### Dataset content

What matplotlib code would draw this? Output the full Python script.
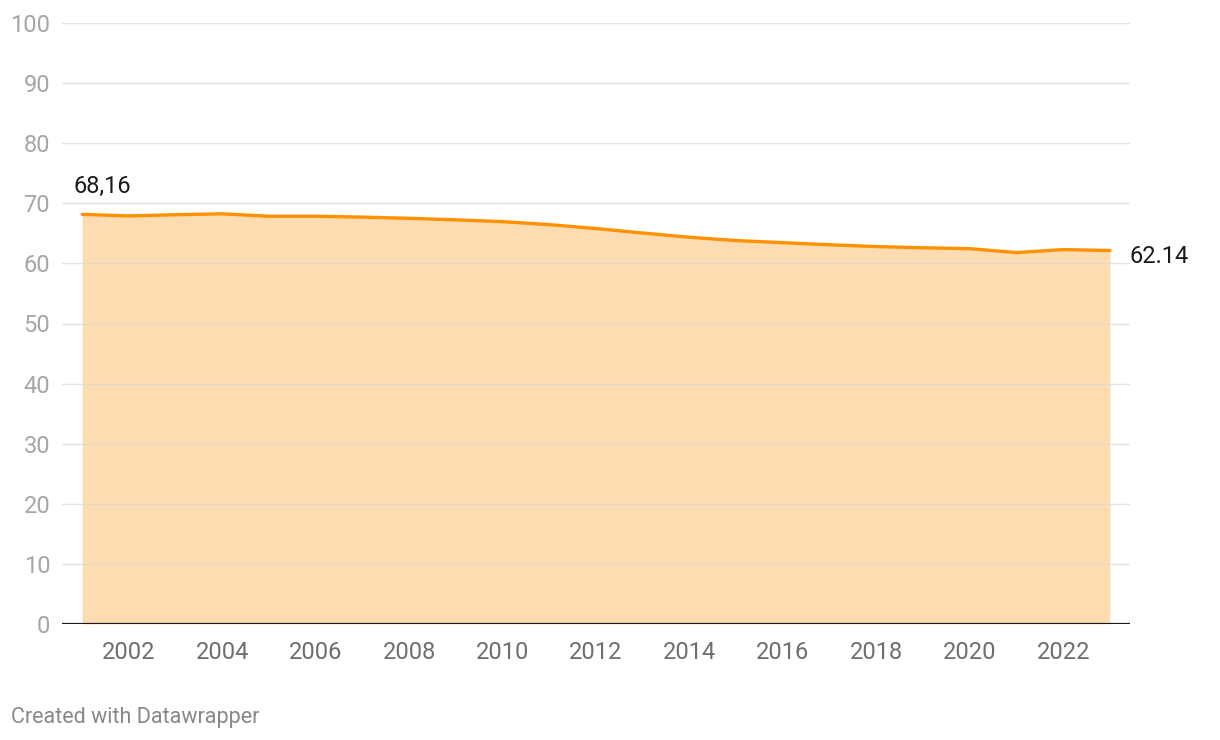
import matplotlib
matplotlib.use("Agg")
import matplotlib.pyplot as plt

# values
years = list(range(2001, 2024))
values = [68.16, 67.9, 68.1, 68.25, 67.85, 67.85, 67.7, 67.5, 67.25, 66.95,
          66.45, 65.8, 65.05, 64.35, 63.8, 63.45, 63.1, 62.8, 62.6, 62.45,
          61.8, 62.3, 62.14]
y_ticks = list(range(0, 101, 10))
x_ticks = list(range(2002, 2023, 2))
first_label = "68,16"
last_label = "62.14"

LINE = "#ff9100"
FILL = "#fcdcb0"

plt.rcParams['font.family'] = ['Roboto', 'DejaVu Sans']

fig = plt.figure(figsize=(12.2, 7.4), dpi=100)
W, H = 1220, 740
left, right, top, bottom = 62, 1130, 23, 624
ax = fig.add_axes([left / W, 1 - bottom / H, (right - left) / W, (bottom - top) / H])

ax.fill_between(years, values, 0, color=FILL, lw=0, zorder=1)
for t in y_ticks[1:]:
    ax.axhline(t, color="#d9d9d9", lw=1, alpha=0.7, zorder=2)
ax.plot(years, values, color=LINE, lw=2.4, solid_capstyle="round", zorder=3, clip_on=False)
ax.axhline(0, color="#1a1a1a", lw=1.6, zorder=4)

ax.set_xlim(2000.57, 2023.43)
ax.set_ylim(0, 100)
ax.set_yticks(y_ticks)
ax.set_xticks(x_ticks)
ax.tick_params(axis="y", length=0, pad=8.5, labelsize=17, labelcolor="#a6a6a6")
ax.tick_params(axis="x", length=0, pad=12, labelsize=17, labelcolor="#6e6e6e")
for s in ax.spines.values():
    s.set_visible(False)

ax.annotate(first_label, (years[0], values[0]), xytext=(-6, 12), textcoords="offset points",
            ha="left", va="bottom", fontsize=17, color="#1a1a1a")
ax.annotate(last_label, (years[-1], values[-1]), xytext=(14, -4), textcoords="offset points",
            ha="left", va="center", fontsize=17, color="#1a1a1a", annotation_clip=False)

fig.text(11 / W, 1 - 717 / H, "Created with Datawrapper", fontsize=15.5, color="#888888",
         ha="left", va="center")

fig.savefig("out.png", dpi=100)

### What is needed
For each line of the listing that holds the word "matplotlib", show that line.

### Full response
What matplotlib code would draw this? Output the full Python script.
import matplotlib
matplotlib.use("Agg")
import matplotlib.pyplot as plt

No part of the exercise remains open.